Measuring metaverse marketing ROI and avoiding potential pitfalls
Since they’re still largely experimental, many of the most advanced forms of metaverse marketing, like branded V.R. games, can be hard to execute. They’re also hard to prove ROI. That’s why Huang advises looking at metaverse marketing to build brand and clout among core customer groups, rather than trying to increase short-term conversions or sales.
Different Metaverse marketing modalities will yield different ROI, Huang says. WebAR–immersive shopping experiences like IKEA Place, which is essentially virtual furniture shopping–may have the lowest barriers to entry and the best brand value. In addition, since the content and experience are interactive, it may eventually replace traditional in-person furniture shopping.
But the real power of metaverse marketing lies in deep customer engagement. Otherwise, Cruz says brands are “just playing in someone else’s game.” And someone else’s game can contain someone else’s garbage. For example, Roblox has millions of experiences, but moderation of so many experiences to police for sex, violence, and other questionable content, is still a challenge.
Because the metaverse space is largely unregulated, Cruz urges caution for B2C and B2B brands. Build a comprehensive plan first, or risk leaving a “digital footprint of your mistakes,” he says. Many brands making a serious leap into the metaverse are now hiring full-time help, with metaverse-related hiring up drastically over the past year. For marketers looking to upskill, there are also a growing number of metaverse marketing trainings available.
In the meantime, Huang recommends developing a smart plan, working with experts, and preparing for a whole lot of change.

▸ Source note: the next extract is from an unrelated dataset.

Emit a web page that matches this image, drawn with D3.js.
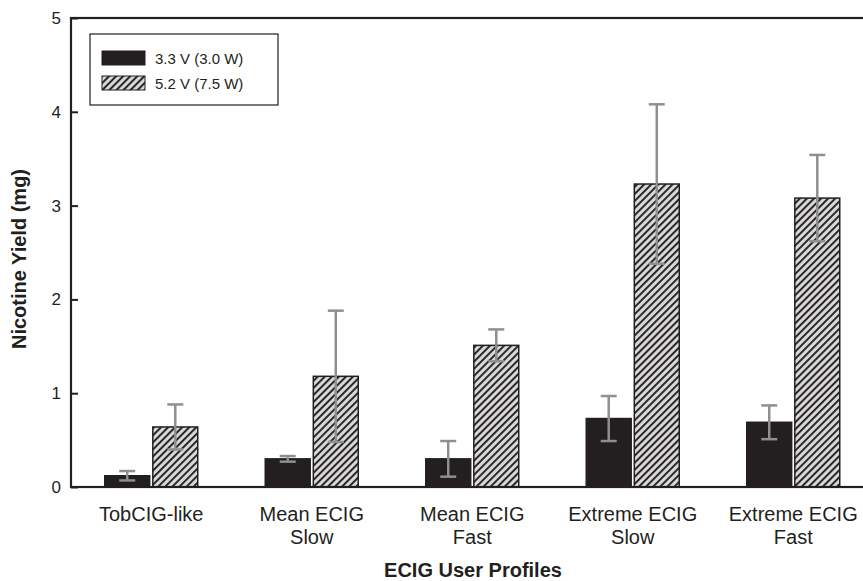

Building a robust community in the metaverse can be even more challenging than doing so through traditional social media, and it can definitely be more expensive. “I would say metaverse marketing should be considered a high risk, potentially high reward marketing channel for now,” Huang says.
As the metaverse land grab continues for B2C brands, now is an excellent time for B2B brands to plan a smart approach to what is quickly becoming the next great digital marketing opportunity.